Marcelo Simões

When he was 11 years old, he had a strong motivation and decided to become an electrical engineer when his cousin, Hélio Adauto de Paula, showed him vacuum tube radios, transistorized audio amplifiers, and took Simões to visit his work as an electrical machine designer in Equacional, a motor manufacturing company in the city of São Paulo.

Simões was enrolled in an evening Catholic high school from 1978 to 1980, "Liceu Coração de Jesus", where he learned electronics as part of a technician degree.

In 1982 he was admitted to the Electrical Engineering Department of EPUSP and started an internship at FDTE - Fundação para o Desenvolvimento Tecnológico da Engenharia.

His Senior Design in 1985 was a modem with analog and digital circuits implemented for interfacing an 8085 microprocessor, operating on a regular telephone connection.

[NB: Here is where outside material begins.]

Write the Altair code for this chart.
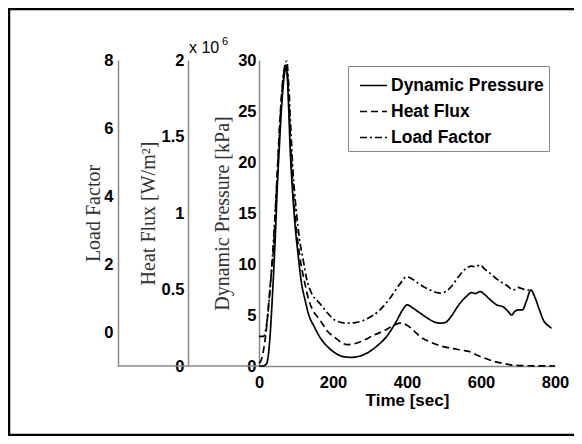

During his four years internship for FDTE, he was learning with senior engineers how to design DC-DC converters and off-line switching mode power supplies, using Phillips manuals for TV flyback circuits and National Instruments handbooks.

Those power converters were built and implemented in railroad automation (FEPASA), as well as in the São Paulo Metro subway system.

Simões also learned a lot from Prof. Edson Benedicto Ramos Féris and Prof. Guido Stolfi techniques for analog high-frequency circuit designer.

From 1986 to 1989, Simões worked for FDTE, at the same time leading technical research with three other partners who together started a company, Antares Eletrônica.

Simões joined EPUSP in 1989 as an instructor in the newly formed Mechatronics group inside the Department of Mechanical Engineering, and finished his master's degree in 1990.

In August 1991, Simões was admitted as a Ph.D. student at the University of Tennessee Knoxville, supported by a Brazilian scholarship from CNPq (Conselho Nacional de Desenvolvimento e Pesquisa), with a leave of absence from EPUSP.

Simões was promoted from Assistant to Associate Professor, after he obtained his Livre-Docência Diploma in 1998 (similar to a Doctor of Science degree).

He worked as a visiting professor with UTBM – University of Technology of Belfort-Montbéliard, and ENS - l'École Normale Supérieure de Cachan, in France, supervised an international power quality laboratory in Brazil at São Paulo State University – UNESP, served as technical advisor for Universidad APEC in the República Dominicana.